**GOAL OF THE EXERCISE:**
Give back the full listing verbatim, apart from its images.

**RAW DATA:**
◇ ◇ ◇ ◇ ◇ ◇ ◇
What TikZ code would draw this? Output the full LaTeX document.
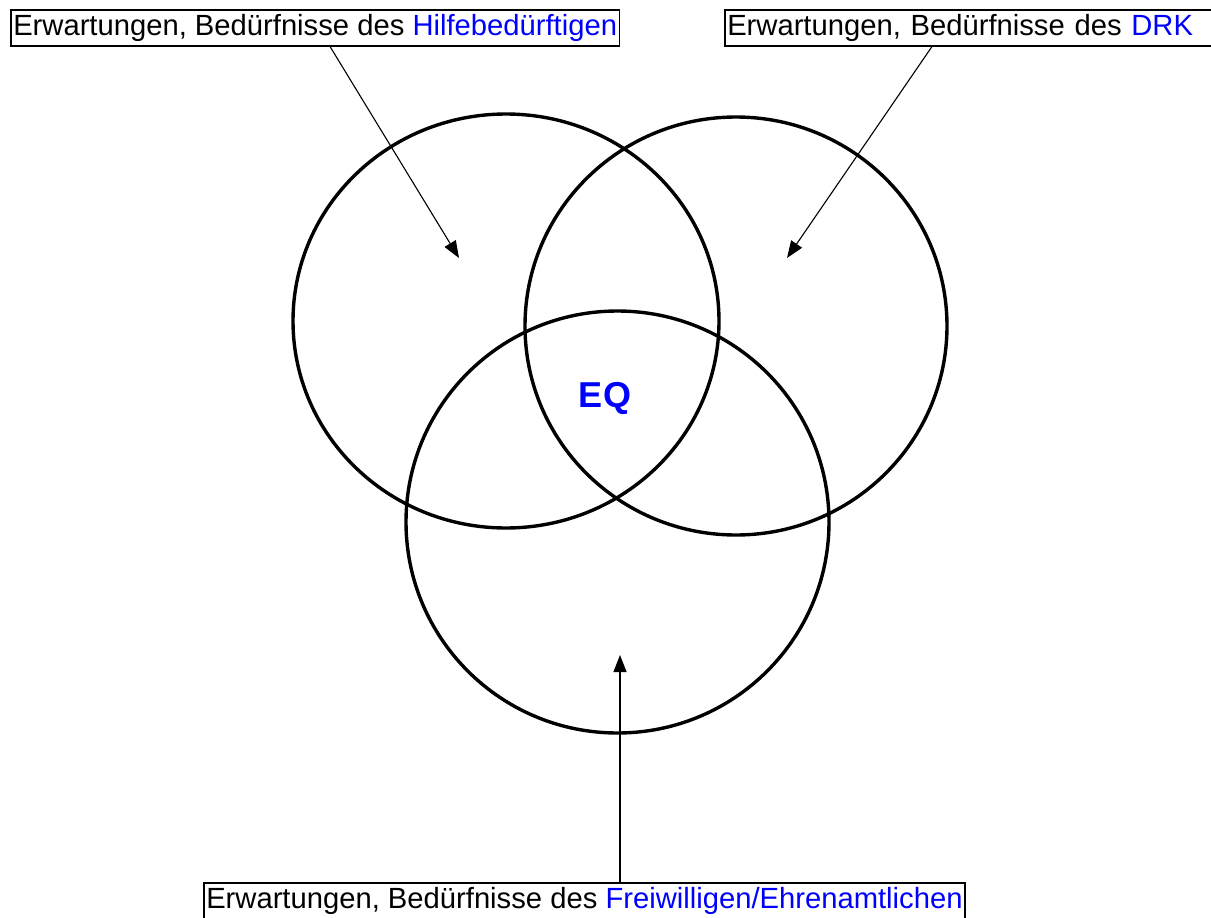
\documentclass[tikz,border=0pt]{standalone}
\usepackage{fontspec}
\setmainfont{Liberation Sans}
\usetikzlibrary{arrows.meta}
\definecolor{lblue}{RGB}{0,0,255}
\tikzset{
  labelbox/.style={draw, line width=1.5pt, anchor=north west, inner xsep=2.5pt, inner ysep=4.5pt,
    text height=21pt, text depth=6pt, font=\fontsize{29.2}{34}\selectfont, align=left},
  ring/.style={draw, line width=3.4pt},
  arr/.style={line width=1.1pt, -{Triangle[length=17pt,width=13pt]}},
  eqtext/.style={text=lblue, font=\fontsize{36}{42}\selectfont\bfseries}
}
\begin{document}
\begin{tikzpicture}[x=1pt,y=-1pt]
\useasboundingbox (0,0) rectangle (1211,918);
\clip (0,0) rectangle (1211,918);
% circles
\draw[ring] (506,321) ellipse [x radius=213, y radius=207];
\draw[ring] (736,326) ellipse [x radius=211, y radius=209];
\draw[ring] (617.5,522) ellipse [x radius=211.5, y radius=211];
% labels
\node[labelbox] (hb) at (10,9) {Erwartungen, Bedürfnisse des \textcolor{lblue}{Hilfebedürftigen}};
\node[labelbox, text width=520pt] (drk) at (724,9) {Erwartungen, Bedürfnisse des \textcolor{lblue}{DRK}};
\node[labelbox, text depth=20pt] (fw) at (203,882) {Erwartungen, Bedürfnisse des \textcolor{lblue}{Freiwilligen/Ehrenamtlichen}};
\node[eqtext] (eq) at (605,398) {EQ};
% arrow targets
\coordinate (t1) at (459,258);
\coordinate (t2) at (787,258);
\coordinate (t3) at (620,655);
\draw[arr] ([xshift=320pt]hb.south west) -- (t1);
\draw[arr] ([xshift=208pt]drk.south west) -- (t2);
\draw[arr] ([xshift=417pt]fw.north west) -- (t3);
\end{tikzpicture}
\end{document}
◇ ◇ ◇ ◇ ◇ ◇ ◇
**SOLUTION FOR THIS TASK:**
What TikZ code would draw this? Output the full LaTeX document.
\documentclass[tikz,border=0pt]{standalone}
\usepackage{fontspec}
\setmainfont{Liberation Sans}
\usetikzlibrary{arrows.meta}
\definecolor{lblue}{RGB}{0,0,255}
\tikzset{
  labelbox/.style={draw, line width=1.5pt, anchor=north west, inner xsep=2.5pt, inner ysep=4.5pt,
    text height=21pt, text depth=6pt, font=\fontsize{29.2}{34}\selectfont, align=left},
  ring/.style={draw, line width=3.4pt},
  arr/.style={line width=1.1pt, -{Triangle[length=17pt,width=13pt]}},
  eqtext/.style={text=lblue, font=\fontsize{36}{42}\selectfont\bfseries}
}
\begin{document}
\begin{tikzpicture}[x=1pt,y=-1pt]
\useasboundingbox (0,0) rectangle (1211,918);
\clip (0,0) rectangle (1211,918);
% circles
\draw[ring] (506,321) ellipse [x radius=213, y radius=207];
\draw[ring] (736,326) ellipse [x radius=211, y radius=209];
\draw[ring] (617.5,522) ellipse [x radius=211.5, y radius=211];
% labels
\node[labelbox] (hb) at (10,9) {Erwartungen, Bedürfnisse des \textcolor{lblue}{Hilfebedürftigen}};
\node[labelbox, text width=520pt] (drk) at (724,9) {Erwartungen, Bedürfnisse des \textcolor{lblue}{DRK}};
\node[labelbox, text depth=20pt] (fw) at (203,882) {Erwartungen, Bedürfnisse des \textcolor{lblue}{Freiwilligen/Ehrenamtlichen}};
\node[eqtext] (eq) at (605,398) {EQ};
% arrow targets
\coordinate (t1) at (459,258);
\coordinate (t2) at (787,258);
\coordinate (t3) at (620,655);
\draw[arr] ([xshift=320pt]hb.south west) -- (t1);
\draw[arr] ([xshift=208pt]drk.south west) -- (t2);
\draw[arr] ([xshift=417pt]fw.north west) -- (t3);
\end{tikzpicture}
\end{document}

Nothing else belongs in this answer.